Malaba tops Kenya’s ease of business 2012 index
Posted Tuesday, June 26 2012 at 21:11
High cost of business and lengthy registration procedures are denying Kenya growth momentum and potential jobs from small and medium sized enterprises, a new report on the ease of doing business has revealed.
The survey by the World Bank found that lengthy procedures for starting a business, weak enforcement of contracts and slow registration of property are key obstacles to entrepreneurship in key towns, especially in the capital Nairobi.
The World Bank’s ranking of selected cities and key towns shows that Malaba is the best place to do business in Kenya having toppled Narok, which held the position last year.
Speedy issuance of construction permits and better enforcement of contracts helped the town on the Kenya-Uganda border to improve its standing.

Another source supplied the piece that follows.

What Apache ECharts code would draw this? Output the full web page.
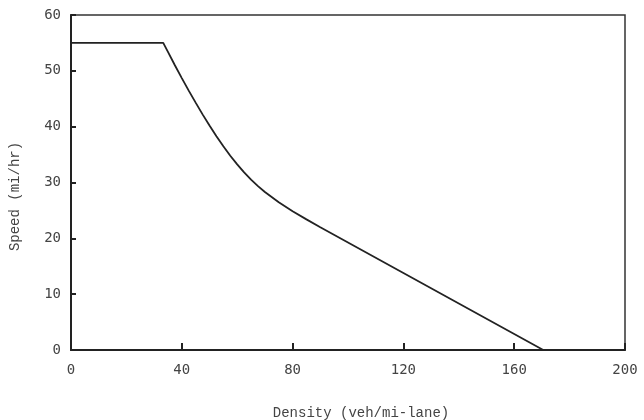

The ranking examines the business environment for SMEs in 13 towns, including Nairobi, Mombasa, Nakuru, Eldoret, Kisumu, Malaba, Thika, Nyeri, Kakamega, Isiolo, Narok, Garissa and Kilifi.
It does not cover large or foreign-owned businesses and focuses on four thematic areas: Ease of starting a business, ease of dealing with construction permits, ease of registering a property and ease of enforcing contracts.
The report says Malaba has in the past 12 months rolled out reform measures in key areas of issuance of permits and enforcement of contracts.
It now takes a businessperson 64 days to get a permit, putting the border town ahead of South Africa’s average of 127 days.
This year’s ranking, however, shows that Kenya has significantly improved the speed with which construction permits for warehouses are issued, taking position 37 out of the 183 countries surveyed.
“Kenya is among the fastest and cheapest economies in sub-Saharan Africa for dealing with construction permits,” says the report.
But East Africa’s largest economy’s ranking plummeted in key areas of enforcement of contracts, issuance of business permits and registration of property to stand at position 109 from position 78 in 2009 – out of 183 countries surveyed.
The World Bank said that economies that score well on issuance of permits tend to have rigorous but expeditious and transparent processes.
The ranking of countries is based on a detailed examination of the processes by which inspections are done and certificates issued before, during and after construction of a warehouse.
It examines the necessary approvals to build a simple commercial warehouse and to connect it to water, sewerage and a fixed telephone line.
More important for Kenyan policy makers is the finding that the cost of getting a permit in Kenya is much lower as a percentage of per capita income compared to sub-Saharan Africa’s average.